A veces la parte cerebral que nos
domina descansa o se duerme y somos pura
intuición. Para algunos es lo normal, viven inmersos en sus propios sonidos,
atendiendo los dictámenes del cuerpo. Pero muchos de nosotros somos seres
racionales, a veces demasiado, y todo lo intelectualizamos, medimos, pesamos.
En el extremo, los flemáticos ingleses o los rígidos japoneses no transparentan
sus sentimientos, se rodean de fría cordialidad. Lo que en esos momentos nos
domina no es lógico ni mesurable ni tiene peso, es tan nimio que apenas se
podría explicar. En la conversación con un amigo, alguien querido, de repente
algo se rompe. Ha sido solo un gesto o un quiebro en la voz, una palabra
escogida sin demasiado cuidado, pero ahí está, se abre una brecha, un malestar.

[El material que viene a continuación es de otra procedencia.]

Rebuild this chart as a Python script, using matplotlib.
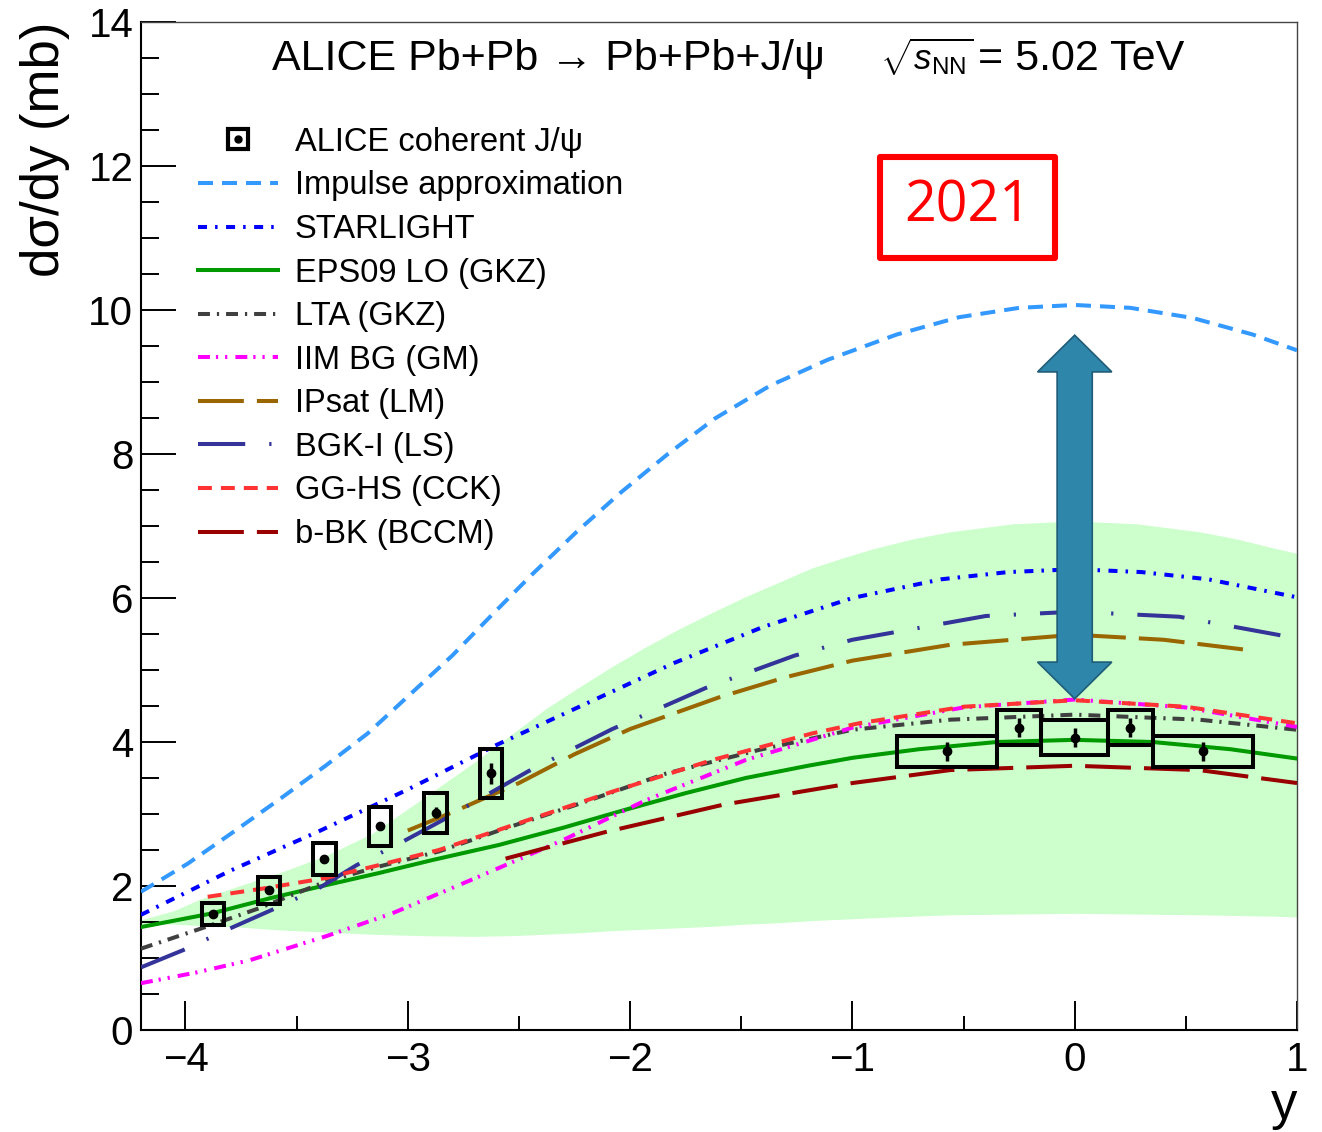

Arundhati Roy, en El dios de las pequeñas
cosas, lo expresaba como “el tenue movimiento de unas alas de mariposa en
el corazón”, porque no es más que eso, un presentimiento, un escalofrío en los
huesos, un pellizco en las tripas, un aleteo de miedo, de emoción, de angustia.
Somos seres racionales, pero a veces el viento que se alía con un cielo
encapotado y gris nos arruina el día y nos sirve a la mesa melancolías y
dolores archivados. Un cuadro mal colgado, una silla fuera de su sitio, no
poder aparcar el coche, una cola demasiado larga en el supermercado, una
cisterna que gotea… No es casi nada, un aleteo. Y acabamos en el malhumor, el
llanto, una desesperación espesa y absurda que nos arruina el día. Es la
rendija. Una herida vieja que se abre y deja paso a la irritación, el dolor, el
miedo almacenado, que rabian por salir. Entonces, el sol de invierno, una
música, una palabra amable atrapada en una esquina, el primer trago de una
cerveza fresquita, un abrazo… nos ponen de nuevo a flote y así el día, al menos
ese día, no se hunde y queda a salvo de la melancolía.